» **Data for processing**
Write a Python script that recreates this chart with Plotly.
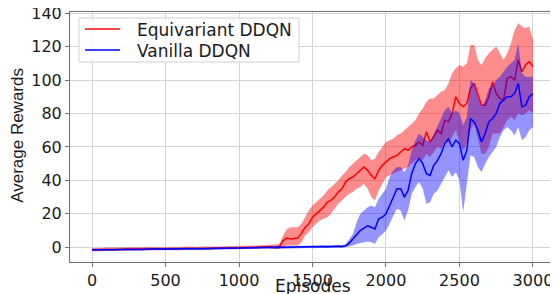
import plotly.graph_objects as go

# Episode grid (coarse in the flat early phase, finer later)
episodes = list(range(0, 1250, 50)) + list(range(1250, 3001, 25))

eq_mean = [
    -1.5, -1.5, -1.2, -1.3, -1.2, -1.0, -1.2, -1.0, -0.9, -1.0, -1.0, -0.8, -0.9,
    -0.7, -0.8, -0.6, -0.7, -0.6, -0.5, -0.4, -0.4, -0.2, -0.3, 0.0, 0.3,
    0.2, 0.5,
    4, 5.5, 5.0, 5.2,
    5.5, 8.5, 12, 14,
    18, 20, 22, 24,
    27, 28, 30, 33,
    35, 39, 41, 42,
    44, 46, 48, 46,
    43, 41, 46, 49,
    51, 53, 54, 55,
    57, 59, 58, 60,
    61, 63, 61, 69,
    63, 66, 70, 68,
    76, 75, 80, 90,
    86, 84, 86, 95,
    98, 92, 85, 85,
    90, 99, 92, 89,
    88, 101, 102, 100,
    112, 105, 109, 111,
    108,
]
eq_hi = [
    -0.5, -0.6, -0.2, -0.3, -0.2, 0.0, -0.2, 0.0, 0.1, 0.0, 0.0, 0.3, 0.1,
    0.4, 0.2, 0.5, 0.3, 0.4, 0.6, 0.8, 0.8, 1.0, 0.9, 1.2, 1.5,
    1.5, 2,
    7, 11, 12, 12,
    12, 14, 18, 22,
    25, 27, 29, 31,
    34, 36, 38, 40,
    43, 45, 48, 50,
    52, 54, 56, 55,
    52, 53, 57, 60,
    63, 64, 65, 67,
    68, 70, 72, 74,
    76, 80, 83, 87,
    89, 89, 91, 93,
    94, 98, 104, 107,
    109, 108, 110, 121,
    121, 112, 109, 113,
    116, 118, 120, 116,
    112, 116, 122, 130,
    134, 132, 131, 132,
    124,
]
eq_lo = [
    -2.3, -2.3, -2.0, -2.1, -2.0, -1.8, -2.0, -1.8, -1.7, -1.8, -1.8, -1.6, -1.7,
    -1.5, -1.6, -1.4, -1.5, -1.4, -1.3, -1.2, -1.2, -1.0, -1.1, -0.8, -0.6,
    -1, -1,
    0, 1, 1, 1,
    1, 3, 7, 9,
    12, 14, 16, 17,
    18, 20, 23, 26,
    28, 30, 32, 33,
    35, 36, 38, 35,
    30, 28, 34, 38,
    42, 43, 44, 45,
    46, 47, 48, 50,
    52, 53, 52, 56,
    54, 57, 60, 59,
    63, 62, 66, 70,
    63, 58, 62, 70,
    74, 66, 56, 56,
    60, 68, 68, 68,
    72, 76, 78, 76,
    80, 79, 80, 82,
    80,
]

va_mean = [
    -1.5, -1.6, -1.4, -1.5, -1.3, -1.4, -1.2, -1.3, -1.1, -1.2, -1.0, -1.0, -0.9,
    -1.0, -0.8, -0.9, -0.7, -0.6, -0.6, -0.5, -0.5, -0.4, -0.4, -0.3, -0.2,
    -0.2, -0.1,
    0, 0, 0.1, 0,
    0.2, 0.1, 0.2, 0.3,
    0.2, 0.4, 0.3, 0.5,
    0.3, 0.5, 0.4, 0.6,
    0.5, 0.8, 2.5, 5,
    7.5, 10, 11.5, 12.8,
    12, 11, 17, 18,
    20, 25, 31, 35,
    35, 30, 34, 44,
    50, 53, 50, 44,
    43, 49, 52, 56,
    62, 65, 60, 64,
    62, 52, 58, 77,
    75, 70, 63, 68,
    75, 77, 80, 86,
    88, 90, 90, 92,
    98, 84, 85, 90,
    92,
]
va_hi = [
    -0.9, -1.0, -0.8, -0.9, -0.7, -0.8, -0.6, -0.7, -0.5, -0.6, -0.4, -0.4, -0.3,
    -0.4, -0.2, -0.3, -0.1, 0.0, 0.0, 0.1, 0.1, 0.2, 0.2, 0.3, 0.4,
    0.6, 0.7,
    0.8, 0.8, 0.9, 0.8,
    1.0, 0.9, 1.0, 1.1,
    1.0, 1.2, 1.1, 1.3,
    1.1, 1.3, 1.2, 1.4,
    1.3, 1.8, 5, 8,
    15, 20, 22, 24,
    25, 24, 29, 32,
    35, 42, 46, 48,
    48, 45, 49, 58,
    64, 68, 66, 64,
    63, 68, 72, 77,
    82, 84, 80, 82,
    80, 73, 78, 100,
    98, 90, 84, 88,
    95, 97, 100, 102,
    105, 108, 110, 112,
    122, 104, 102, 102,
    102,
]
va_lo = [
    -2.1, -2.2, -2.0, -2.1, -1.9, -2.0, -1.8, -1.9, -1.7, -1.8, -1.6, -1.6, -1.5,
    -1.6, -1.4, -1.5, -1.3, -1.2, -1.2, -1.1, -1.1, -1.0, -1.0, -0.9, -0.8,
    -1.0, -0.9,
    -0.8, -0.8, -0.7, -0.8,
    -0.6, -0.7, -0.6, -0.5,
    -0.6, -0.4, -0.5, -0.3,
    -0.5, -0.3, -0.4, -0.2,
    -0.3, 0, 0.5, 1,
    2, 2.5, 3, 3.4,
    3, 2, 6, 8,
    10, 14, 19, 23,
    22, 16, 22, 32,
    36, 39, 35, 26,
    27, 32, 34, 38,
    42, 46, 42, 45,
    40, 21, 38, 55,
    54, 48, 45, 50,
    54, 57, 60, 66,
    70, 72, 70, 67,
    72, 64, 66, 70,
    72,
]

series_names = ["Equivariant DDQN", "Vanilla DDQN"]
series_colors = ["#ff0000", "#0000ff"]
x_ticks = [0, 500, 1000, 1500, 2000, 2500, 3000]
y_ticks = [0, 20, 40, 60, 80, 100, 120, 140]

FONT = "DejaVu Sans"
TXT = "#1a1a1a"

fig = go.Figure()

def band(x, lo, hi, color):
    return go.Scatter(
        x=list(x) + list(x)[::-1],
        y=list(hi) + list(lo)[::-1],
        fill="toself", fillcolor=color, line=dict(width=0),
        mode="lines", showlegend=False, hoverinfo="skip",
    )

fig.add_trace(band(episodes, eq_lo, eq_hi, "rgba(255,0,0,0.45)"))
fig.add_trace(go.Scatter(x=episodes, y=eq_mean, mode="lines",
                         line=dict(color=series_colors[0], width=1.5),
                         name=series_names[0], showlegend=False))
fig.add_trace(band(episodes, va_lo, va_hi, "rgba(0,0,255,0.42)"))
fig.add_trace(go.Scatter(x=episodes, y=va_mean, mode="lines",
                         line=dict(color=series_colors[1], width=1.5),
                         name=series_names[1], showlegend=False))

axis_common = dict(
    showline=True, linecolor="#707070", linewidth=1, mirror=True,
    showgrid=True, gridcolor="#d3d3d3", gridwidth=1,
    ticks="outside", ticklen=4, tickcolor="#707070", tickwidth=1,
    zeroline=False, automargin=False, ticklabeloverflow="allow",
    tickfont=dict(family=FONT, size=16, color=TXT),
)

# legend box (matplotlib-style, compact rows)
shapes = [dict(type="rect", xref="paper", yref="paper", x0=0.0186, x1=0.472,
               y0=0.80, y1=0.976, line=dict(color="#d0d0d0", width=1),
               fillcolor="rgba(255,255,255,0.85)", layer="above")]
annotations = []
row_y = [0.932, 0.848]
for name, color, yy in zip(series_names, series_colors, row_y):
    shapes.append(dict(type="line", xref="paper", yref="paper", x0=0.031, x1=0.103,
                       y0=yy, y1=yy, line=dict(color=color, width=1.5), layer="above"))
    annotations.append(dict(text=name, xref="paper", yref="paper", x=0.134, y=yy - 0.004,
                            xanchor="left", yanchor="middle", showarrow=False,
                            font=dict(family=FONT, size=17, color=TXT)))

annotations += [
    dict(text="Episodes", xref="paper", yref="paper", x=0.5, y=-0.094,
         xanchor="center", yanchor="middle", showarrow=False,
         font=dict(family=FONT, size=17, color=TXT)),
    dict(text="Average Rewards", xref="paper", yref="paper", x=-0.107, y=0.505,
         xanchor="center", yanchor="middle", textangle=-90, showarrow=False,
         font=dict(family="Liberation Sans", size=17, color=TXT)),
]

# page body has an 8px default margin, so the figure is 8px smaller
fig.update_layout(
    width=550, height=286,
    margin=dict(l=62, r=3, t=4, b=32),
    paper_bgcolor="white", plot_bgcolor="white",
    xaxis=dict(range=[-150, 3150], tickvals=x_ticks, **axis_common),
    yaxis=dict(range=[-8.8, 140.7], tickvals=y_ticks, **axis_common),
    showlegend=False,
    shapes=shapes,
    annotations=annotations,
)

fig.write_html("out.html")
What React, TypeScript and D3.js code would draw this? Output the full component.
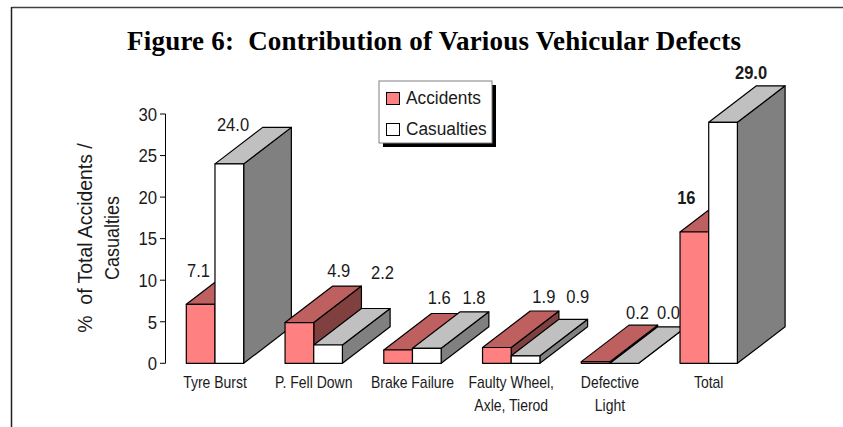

» **Exercise objective**
Everything from the top line of the data down to and including the line with "episodes = list(range(0, 1250, 50))" is to be copied, except the pictures.

» **Solution to this task**
Write a Python script that recreates this chart with Plotly.
import plotly.graph_objects as go

# Episode grid (coarse in the flat early phase, finer later)
episodes = list(range(0, 1250, 50)) + list(range(1250, 3001, 25))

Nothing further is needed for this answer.